One story that's never been fully told is why Favre returned in 2006, after he was convinced he'd thrown his last pass. A good part of the reason was a visit Thompson made to Hattiesburg, urging Favre to play one more year and to give then-rookie coach McCarthy a chance. The Packers, Thompson told Favre, really needed him. And on that spring day in 2006, Favre decided he'd return. If they can't convince him to stay retired, I believe they'd have a chance -- a chance -- to convince him to accept a trade, which I think would be best for all parties. Favre and Cook could list a slew of teams that would be agreeable to him, and the Packers could tell him, "We're not trading you to a team in the division.''
That seems fair. The Packers want to get on with their lives. What isn't fair to them is for Favre to be able to say he wants to pick up and go play for Minnesota or Chicago, both quarterback-needy teams.
But I don't expect that to happen. I'm told Thompson is not returning Cook's calls -- and what possible benefit would that have, other than Thompson fearing Cook would leak their conversations to favored friends in the media? -- and the Packers recently sent an intermediary to Mississippi to try to talk some sense into him. All that does is alienate Favre from the franchise further.

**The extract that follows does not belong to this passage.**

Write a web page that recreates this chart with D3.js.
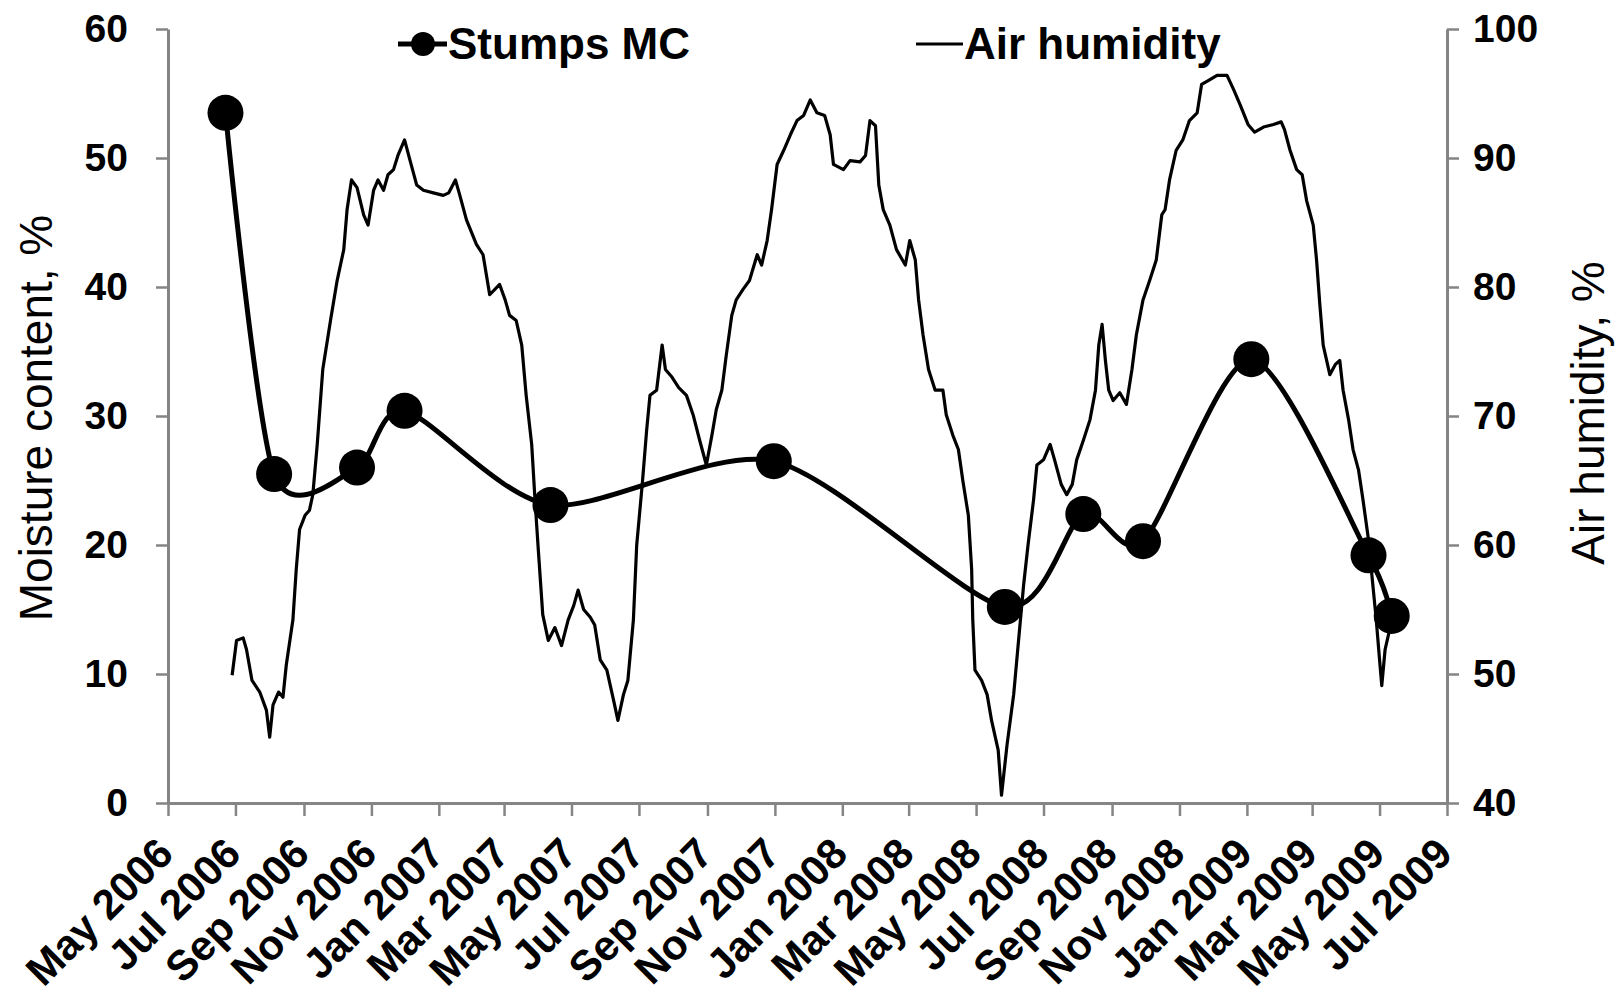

Final point: I keep hearing Favre was pushed into retirement by the Packers demanding an early decision this off-season, or by Thompson not showing him enough love. He might feel that way, but I think it's nonsense. Favre stood up in front of the world six weeks after he played his last game and said he was finished. If he's not, the Packers are not to blame. He is. He'll have to take the consequences for returning, either in Green Bay (where he shouldn't expect a hug from Rodgers) or elsewhere. But right now, I believe the heart is telling Favre to play, and what the heart wants, the heart usually gets.